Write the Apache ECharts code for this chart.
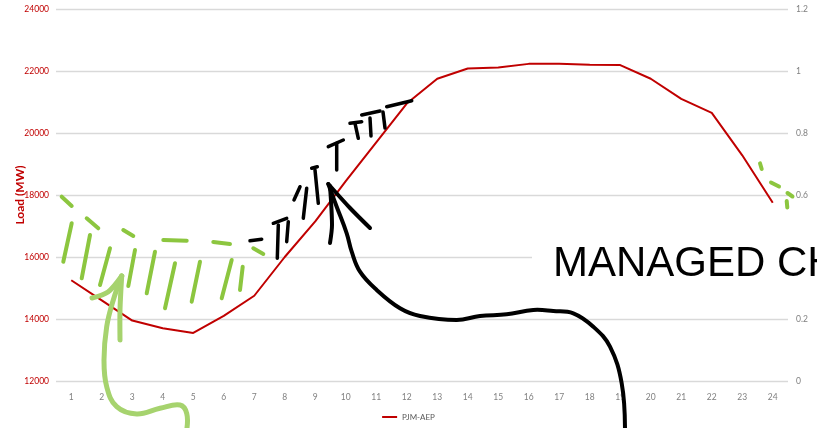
<!DOCTYPE html>
<html><head><meta charset="utf-8">
<script src="https://cdn.jsdelivr.net/npm/echarts@6/dist/echarts.min.js"></script>
<style>html,body{margin:0;padding:0;background:#fff}#c{width:817px;height:428px}</style>
</head><body><div id="c"></div>
<script>
const hours = ['1','2','3','4','5','6','7','8','9','10','11','12','13','14','15','16','17','18','19','20','21','22','23','24'];
const loadPJMAEP = [15250,14600,13950,13700,13550,14100,14750,16000,17150,18450,19700,20950,21750,22080,22110,22230,22230,22200,22190,21750,21100,20650,19280,17750];
const seriesName = 'PJM-AEP';
const annotationText = 'MANAGED CH';

const chart = echarts.init(document.getElementById('c'));
const F = 'Lato, "Liberation Sans", sans-serif';
const red = '#c00000';
const green = '#8cc63f';
const lightGreen = '#a6d36e';

function stroke(points, color, width, smooth) {
  return { type: 'polyline', z: 100, shape: { points: points, smooth: smooth || 0 },
    style: { stroke: color, lineWidth: width, fill: null, lineCap: 'round', lineJoin: 'round' } };
}
const hatch = [
  [[61.7,196.7],[71.7,206]], [[71.7,223.3],[63.3,261.7]], [[86.7,218.3],[98.3,228.3]],
  [[90,235],[81.7,278.3]], [[110,248.3],[100,285]], [[123.3,230],[133.3,236]],
  [[135,250],[128.3,286]], [[155,251.7],[146.7,293.3]], [[163.3,240],[186.7,240.7]],
  [[175,263.3],[165,308.3]], [[200,261.7],[191.7,301.7]], [[213.3,242],[230,244]],
  [[231.7,260],[221.7,298.3]], [[242.7,266.7],[240,290]], [[253.3,248.3],[263.3,254]],
  [[760,163.3],[761.7,169]], [[771,182.5],[779,186.5]], [[787.5,193],[792.5,196.5]], [[786.7,201],[787.3,207.5]]
];
const blackTicks = [
  [[250,240.7],[261.7,239.3]], [[273.3,223.3],[286.7,218.3]], [[277.3,258.3],[278.3,225]], [[286.7,241.7],[288.3,221.7]],
  [[300,186.7],[294,200]], [[306.7,188.3],[303.3,218.3]], [[311.7,168.3],[317.3,166.7]], [[315,170],[318.3,203.3]],
  [[328.3,146.7],[343.3,140]], [[336.7,143.3],[336.7,170]], [[350,123.3],[361.7,121.7]], [[355,123.3],[358.3,138.3]],
  [[361.7,115],[380,111]], [[370,118],[371,136]], [[383,112],[385,128]], [[386.7,106.7],[411.7,100.7]]
];
const graphics = [];
graphics.push({ type: 'rect', z: 90, shape: { x: 532, y: 234, width: 285, height: 64 }, style: { fill: '#fff' } });
graphics.push({ type: 'text', z: 95, style: { x: 553, y: 243, text: annotationText, font: '42px "Liberation Sans", Arial, sans-serif', fill: '#000' } });
hatch.forEach(p => graphics.push(stroke(p, green, 4)));
blackTicks.forEach(p => graphics.push(stroke(p, '#000', 3.5)));
graphics.push(stroke([[625,430],[621.7,383.3],[610,346.7],[593.3,326.7],[573.3,313.3],[553.3,311],[533.3,310],[506.7,314.3],[480,316],[456.7,320],[420,316],[400,308.3],[376.7,290],[360,271.7],[351.7,251.7],[346.7,233.3],[336.7,206.7],[328.3,184]], '#000', 4, 0.4));
graphics.push(stroke([[328.3,184],[350,208],[370,228]], '#000', 4, 0.3));
graphics.push(stroke([[330,186],[332,225],[330,243]], '#000', 4, 0.3));
graphics.push(stroke([[186.7,430],[186.7,413.3],[180,405],[160,408.3],[136.7,414],[116.7,406.7],[106.7,386.7],[104,360],[106.7,326.7],[113.3,300],[121.7,276]], lightGreen, 5, 0.4));
graphics.push(stroke([[92,298],[108,292],[121.7,276]], lightGreen, 5, 0.3));
graphics.push(stroke([[121.7,276],[120,310],[120,340]], lightGreen, 5, 0.3));

chart.setOption({
  animation: false,
  textStyle: { fontFamily: F },
  grid: { left: 56, right: 29, top: 9, bottom: 47, containLabel: false, outerBoundsMode: 'none' },
  legend: { bottom: 2, left: 'center', itemWidth: 15, itemHeight: 2, icon: 'rect',
    textStyle: { color: '#595959', fontSize: 8, fontFamily: F }, data: [seriesName] },
  xAxis: { type: 'category', data: hours, boundaryGap: true,
    axisLine: { show: false }, axisTick: { show: false },
    axisLabel: { color: '#808080', fontSize: 8.5, margin: 12, fontFamily: F } },
  yAxis: [
    { type: 'value', min: 12000, max: 24000, interval: 2000,
      name: 'Load (MW)', nameLocation: 'middle', nameGap: 30, nameRotate: 90, nameMoveOverlap: false,
      nameTextStyle: { color: red, fontSize: 12, fontWeight: 'bold', fontFamily: F },
      axisLabel: { color: red, fontSize: 8.5, margin: 7, fontFamily: F, formatter: v => String(v) },
      axisLine: { show: false }, axisTick: { show: false },
      splitLine: { lineStyle: { color: '#d9d9d9', width: 1.3 } } },
    { type: 'value', min: 0, max: 1.2, interval: 0.2, position: 'right',
      axisLabel: { color: '#808080', fontSize: 8.5, margin: 8, fontFamily: F, formatter: v => String(Math.round(v * 10) / 10) },
      axisLine: { show: false }, axisTick: { show: false }, splitLine: { show: false } }
  ],
  series: [{ name: seriesName, type: 'line', data: loadPJMAEP, yAxisIndex: 0,
    showSymbol: false, symbol: 'none', lineStyle: { color: red, width: 2 }, itemStyle: { color: red } }],
  graphic: graphics
});
</script></body></html>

• EXERCISE OBJECTIVE: Print the full listing exactly, dropping the pictures.

• RESULT OF THE EXERCISE:
Write the Apache ECharts code for this chart.
<!DOCTYPE html>
<html><head><meta charset="utf-8">
<script src="https://cdn.jsdelivr.net/npm/echarts@6/dist/echarts.min.js"></script>
<style>html,body{margin:0;padding:0;background:#fff}#c{width:817px;height:428px}</style>
</head><body><div id="c"></div>
<script>
const hours = ['1','2','3','4','5','6','7','8','9','10','11','12','13','14','15','16','17','18','19','20','21','22','23','24'];
const loadPJMAEP = [15250,14600,13950,13700,13550,14100,14750,16000,17150,18450,19700,20950,21750,22080,22110,22230,22230,22200,22190,21750,21100,20650,19280,17750];
const seriesName = 'PJM-AEP';
const annotationText = 'MANAGED CH';

const chart = echarts.init(document.getElementById('c'));
const F = 'Lato, "Liberation Sans", sans-serif';
const red = '#c00000';
const green = '#8cc63f';
const lightGreen = '#a6d36e';

function stroke(points, color, width, smooth) {
  return { type: 'polyline', z: 100, shape: { points: points, smooth: smooth || 0 },
    style: { stroke: color, lineWidth: width, fill: null, lineCap: 'round', lineJoin: 'round' } };
}
const hatch = [
  [[61.7,196.7],[71.7,206]], [[71.7,223.3],[63.3,261.7]], [[86.7,218.3],[98.3,228.3]],
  [[90,235],[81.7,278.3]], [[110,248.3],[100,285]], [[123.3,230],[133.3,236]],
  [[135,250],[128.3,286]], [[155,251.7],[146.7,293.3]], [[163.3,240],[186.7,240.7]],
  [[175,263.3],[165,308.3]], [[200,261.7],[191.7,301.7]], [[213.3,242],[230,244]],
  [[231.7,260],[221.7,298.3]], [[242.7,266.7],[240,290]], [[253.3,248.3],[263.3,254]],
  [[760,163.3],[761.7,169]], [[771,182.5],[779,186.5]], [[787.5,193],[792.5,196.5]], [[786.7,201],[787.3,207.5]]
];
const blackTicks = [
  [[250,240.7],[261.7,239.3]], [[273.3,223.3],[286.7,218.3]], [[277.3,258.3],[278.3,225]], [[286.7,241.7],[288.3,221.7]],
  [[300,186.7],[294,200]], [[306.7,188.3],[303.3,218.3]], [[311.7,168.3],[317.3,166.7]], [[315,170],[318.3,203.3]],
  [[328.3,146.7],[343.3,140]], [[336.7,143.3],[336.7,170]], [[350,123.3],[361.7,121.7]], [[355,123.3],[358.3,138.3]],
  [[361.7,115],[380,111]], [[370,118],[371,136]], [[383,112],[385,128]], [[386.7,106.7],[411.7,100.7]]
];
const graphics = [];
graphics.push({ type: 'rect', z: 90, shape: { x: 532, y: 234, width: 285, height: 64 }, style: { fill: '#fff' } });
graphics.push({ type: 'text', z: 95, style: { x: 553, y: 243, text: annotationText, font: '42px "Liberation Sans", Arial, sans-serif', fill: '#000' } });
hatch.forEach(p => graphics.push(stroke(p, green, 4)));
blackTicks.forEach(p => graphics.push(stroke(p, '#000', 3.5)));
graphics.push(stroke([[625,430],[621.7,383.3],[610,346.7],[593.3,326.7],[573.3,313.3],[553.3,311],[533.3,310],[506.7,314.3],[480,316],[456.7,320],[420,316],[400,308.3],[376.7,290],[360,271.7],[351.7,251.7],[346.7,233.3],[336.7,206.7],[328.3,184]], '#000', 4, 0.4));
graphics.push(stroke([[328.3,184],[350,208],[370,228]], '#000', 4, 0.3));
graphics.push(stroke([[330,186],[332,225],[330,243]], '#000', 4, 0.3));
graphics.push(stroke([[186.7,430],[186.7,413.3],[180,405],[160,408.3],[136.7,414],[116.7,406.7],[106.7,386.7],[104,360],[106.7,326.7],[113.3,300],[121.7,276]], lightGreen, 5, 0.4));
graphics.push(stroke([[92,298],[108,292],[121.7,276]], lightGreen, 5, 0.3));
graphics.push(stroke([[121.7,276],[120,310],[120,340]], lightGreen, 5, 0.3));

chart.setOption({
  animation: false,
  textStyle: { fontFamily: F },
  grid: { left: 56, right: 29, top: 9, bottom: 47, containLabel: false, outerBoundsMode: 'none' },
  legend: { bottom: 2, left: 'center', itemWidth: 15, itemHeight: 2, icon: 'rect',
    textStyle: { color: '#595959', fontSize: 8, fontFamily: F }, data: [seriesName] },
  xAxis: { type: 'category', data: hours, boundaryGap: true,
    axisLine: { show: false }, axisTick: { show: false },
    axisLabel: { color: '#808080', fontSize: 8.5, margin: 12, fontFamily: F } },
  yAxis: [
    { type: 'value', min: 12000, max: 24000, interval: 2000,
      name: 'Load (MW)', nameLocation: 'middle', nameGap: 30, nameRotate: 90, nameMoveOverlap: false,
      nameTextStyle: { color: red, fontSize: 12, fontWeight: 'bold', fontFamily: F },
      axisLabel: { color: red, fontSize: 8.5, margin: 7, fontFamily: F, formatter: v => String(v) },
      axisLine: { show: false }, axisTick: { show: false },
      splitLine: { lineStyle: { color: '#d9d9d9', width: 1.3 } } },
    { type: 'value', min: 0, max: 1.2, interval: 0.2, position: 'right',
      axisLabel: { color: '#808080', fontSize: 8.5, margin: 8, fontFamily: F, formatter: v => String(Math.round(v * 10) / 10) },
      axisLine: { show: false }, axisTick: { show: false }, splitLine: { show: false } }
  ],
  series: [{ name: seriesName, type: 'line', data: loadPJMAEP, yAxisIndex: 0,
    showSymbol: false, symbol: 'none', lineStyle: { color: red, width: 2 }, itemStyle: { color: red } }],
  graphic: graphics
});
</script></body></html>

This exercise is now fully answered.